The Journal Of Blacks In Higher Education Endorses Obama For President and in so doing Theodore Cross, representing The Journal, wrote an article that calls into question Senator Hillary Rodham Clinton's genuine commitment to African Americans.

If you read it, it's damning of Clinton, for example..

In her campaign to lock up black support, there are no qualms about playing the race card. Senator Clinton scored with black voters when she declared in a June debate at Howard University that the country would be more worried about HIV/AIDS if the disease were disproportionately affecting whites instead of blacks. The powerful political impact of her statement was not diminished by the circumstance that her facts were incorrect. The annual federal budget for HIV research is $3 billion. This is more than the nation’s entire appropriation for research on either heart disease, Alzheimer’s disease, or breast cancer. But Clinton’s assertion that racism drives white-controlled government decisions on the allocations of disease research stoked anti-white anger and won her acclaim among black voters.
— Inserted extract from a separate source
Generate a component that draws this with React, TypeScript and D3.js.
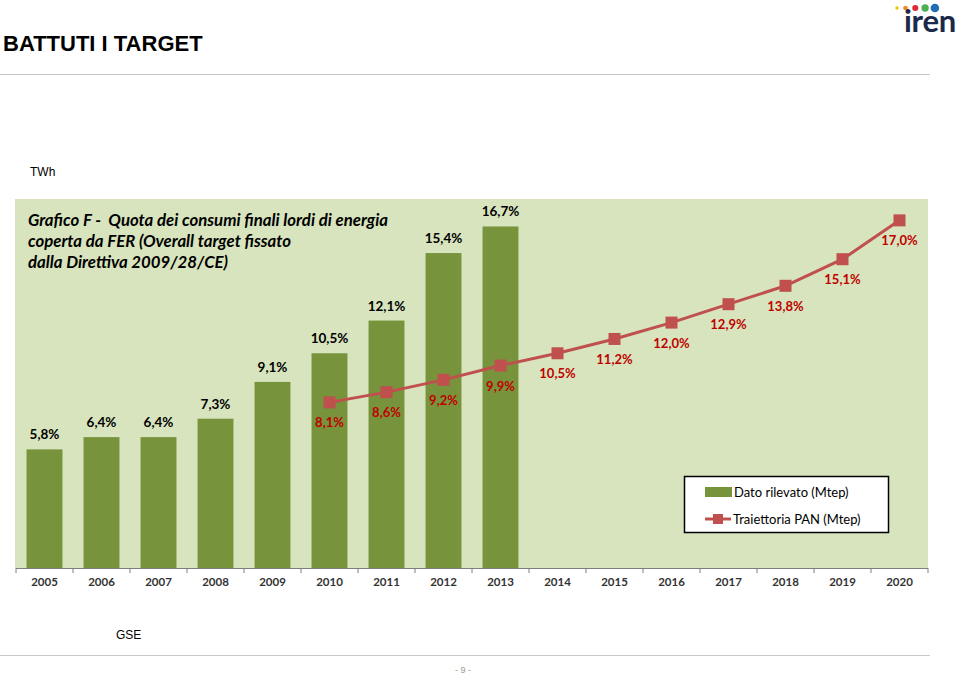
import React from "react";
import * as d3 from "d3";

const years = ["2005","2006","2007","2008","2009","2010","2011","2012","2013","2014","2015","2016","2017","2018","2019","2020"];
const barYears = ["2005","2006","2007","2008","2009","2010","2011","2012","2013"];
const barValues = [5.8, 6.4, 6.4, 7.3, 9.1, 10.5, 12.1, 15.4, 16.7];
const lineYears = ["2010","2011","2012","2013","2014","2015","2016","2017","2018","2019","2020"];
const lineValues = [8.1, 8.6, 9.2, 9.9, 10.5, 11.2, 12.0, 12.9, 13.8, 15.1, 17.0];
const titleLines = [
  "Grafico F -  Quota dei consumi finali lordi di energia",
  "coperta da FER (Overall target fissato",
  "dalla Direttiva 2009/28/CE)",
];
const legendLabels = ["Dato rilevato (Mtep)", "Traiettoria PAN (Mtep)"];
const logoDots = ["#f2c500", "#f08a24", "#e3262f", "#4caf50", "#1f6fb5"];

const fmt = (v: number) => v.toFixed(1).replace(".", ",") + "%";

export default function App() {
  const W = 960, H = 675;
  const plotL = 15, plotR = 928, plotT = 199, plotB = 568;
  const x = d3.scaleBand<string>().domain(years).range([16, 928]).paddingInner(0.37).paddingOuter(0.185);
  const xb = d3.scaleBand<string>().domain(years).range([16, 928]);
  const y = d3.scaleLinear().domain([0, 17]).range([plotB, plotB - 17 * 20.45]);
  const cx = (yr: string) => (xb(yr) as number) + xb.bandwidth() / 2;
  const line = d3.line<number>().x((_, i) => cx(lineYears[i])).y((d) => y(d));
  const font = "Lato, 'Open Sans', sans-serif";
  const lineColor = "#c0504d";
  const labelRed = "#c00000";

  return (
    <svg width={W} height={H} style={{ position: "absolute", left: 0, top: 0, background: "#fff" }}>
      {/* Header */}
      <text x={3} y={51} fontFamily="Arial, 'Liberation Sans', sans-serif" fontWeight="bold" fontSize={22} fill="#000">BATTUTI I TARGET</text>
      <line x1={0} x2={930} y1={74.5} y2={74.5} stroke="#c8c8c8" strokeWidth={1} />
      {/* Logo */}
      {logoDots.map((c, i) => (
        <circle key={c} cx={897 + i * 8.5 + (i > 1 ? (i - 1) * 1.3 : 0)} cy={8} r={1.7 + i * 0.65} fill={c} />
      ))}
      <text x={904} y={32} fontFamily="Lato, 'Open Sans', sans-serif" fontWeight="bold" fontSize={31} fill="#1b2a4a" letterSpacing={-0.3}>iren</text>

      <text x={30} y={176} fontFamily="Arial, 'Liberation Sans', sans-serif" fontSize={12} fill="#000">TWh</text>

      {/* Plot background */}
      <rect x={plotL} y={plotT} width={plotR - plotL} height={plotB - plotT} fill="#d7e4bd" />

      {/* Title */}
      {titleLines.map((t, i) => (
        <text key={i} x={28} y={226 + i * 21} fontFamily={font} fontWeight="bold" fontStyle="italic" fontSize={16.8} fill="#000" style={{ whiteSpace: "pre" }}>{t}</text>
      ))}

      {/* Bars */}
      {barYears.map((yr, i) => (
        <g key={yr}>
          <rect x={x(yr)} y={y(barValues[i])} width={x.bandwidth()} height={plotB - y(barValues[i])} fill="#77933c" />
          <text x={cx(yr)} y={y(barValues[i]) - 10} textAnchor="middle" fontFamily={font} fontWeight="bold" fontSize={13.5} fill="#000">{fmt(barValues[i])}</text>
        </g>
      ))}

      {/* Line */}
      <path d={line(lineValues) as string} fill="none" stroke={lineColor} strokeWidth={3} />
      {lineValues.map((v, i) => (
        <g key={lineYears[i]}>
          <rect x={cx(lineYears[i]) - 6} y={y(v) - 6} width={12} height={12} fill={lineColor} />
          <text x={cx(lineYears[i])} y={y(v) + 25} textAnchor="middle" fontFamily={font} fontWeight="bold" fontSize={13} fill={labelRed}>{fmt(v)}</text>
        </g>
      ))}

      {/* Axis */}
      <line x1={16} x2={928} y1={plotB + 0.5} y2={plotB + 0.5} stroke="#7f7f7f" strokeWidth={1} />
      {years.concat(["end"]).map((yr, i) => (
        <line key={yr} x1={16 + i * xb.bandwidth()} x2={16 + i * xb.bandwidth()} y1={plotB} y2={plotB + 5} stroke="#7f7f7f" strokeWidth={1} />
      ))}
      {years.map((yr) => (
        <text key={yr} x={cx(yr)} y={586} textAnchor="middle" fontFamily={font} fontWeight="bold" fontSize={11.5} fill="#333">{yr}</text>
      ))}

      {/* Legend */}
      <rect x={684.5} y={476.5} width={204} height={56} fill="#fff" stroke="#000" strokeWidth={1.5} />
      <rect x={705} y={487} width={27} height={10} fill="#77933c" />
      <text x={734} y={497} fontFamily={font} fontSize={13} fill="#000">{legendLabels[0]}</text>
      <line x1={705} x2={731} y1={519} y2={519} stroke={lineColor} strokeWidth={3} />
      <rect x={713} y={514} width={10} height={10} fill={lineColor} />
      <text x={733} y={524} fontFamily={font} fontSize={13} fill="#000">{legendLabels[1]}</text>

      {/* Footer */}
      <text x={116} y={639} fontFamily="Arial, 'Liberation Sans', sans-serif" fontSize={12} fill="#000">GSE</text>
      <line x1={0} x2={930} y1={655.5} y2={655.5} stroke="#c8c8c8" strokeWidth={1} />
      <text x={463} y={673} textAnchor="middle" fontFamily="Arial, 'Liberation Sans', sans-serif" fontSize={9} fill="#999">- 9 -</text>
    </svg>
  );
}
And if that's not enough, there's this....

Probably no one at the Howard University event, black or white, was aware of the fact that in August 2006 Hillary Clinton was the only one of 20 senators of the Republican-controlled Senate Health, Education, and Labor Committee to vote to gut a plan that would have redirected more AIDS funds to heavily black communities in the South. Her vote prompted the National Black Chamber of Commerce to publish full-page newspaper advertisements denouncing Clinton as being “two-faced” on the issue.

And Cross points to Senator Obama's more clearly defined set of urban policies:

Here in more detail are the Obama proposals as outlined in his campaign position paper:

• Increased funding for the Community Development Block Grant program which provides housing, job training, and other services to impoverished urban areas.

• A $1 billion, five-year expansion in job and career training programs for low-income Americans.

• The creation of a series of “Promise Neighborhoods” across America patterned after the Harlem Children’s Zone in New York City. Low-income families in these promise neighborhoods will be offered parent counseling, childcare, job training, healthcare, financial advice, afterschool programs, technology training and other services to help them escape the cycle of poverty.

• An expansion of the Head Start program for preschool children in high-poverty areas.

• An increase in the maximum Pell Grant award for low-income college students.

• Expansion of the Nurse-Family Partnership where nurses visit low-income expectant mothers at home to ensure that they receive proper prenatal care.

• An increase in the earned income tax credit which will allow low-income working families to keep more of the money they earn.

• A proposal to increase funding for the Jobs Access and Reverse Commute program so that low-income workers can get to their jobs at a reduced cost and the children of these workers can receive free public transportation to childcare facilities.

• The establishment of an affordable housing trust fund that will produce 14,000 new units of affordable housing for low-income families each year.

• Increased access to capital for blacks and other minorities through Small Business Administration programs.

• Job training, substance abuse and mental health counseling, and employment opportunities for people who have been incarcerated. Since blacks are five times as likely as whites to have been in prison, these programs will disproportionately benefit African Americans.

• To further raise the minimum wage rate and the child tax credit.


Makes one wonder why Oakland Mayor Ron Dellums endorsed Clinton over Obama! Oh, I forgot, Clinton made a promise to Dellums! Excuse me!

Geez!

I could go on, but you should read what Cross has put together. It's a doozy!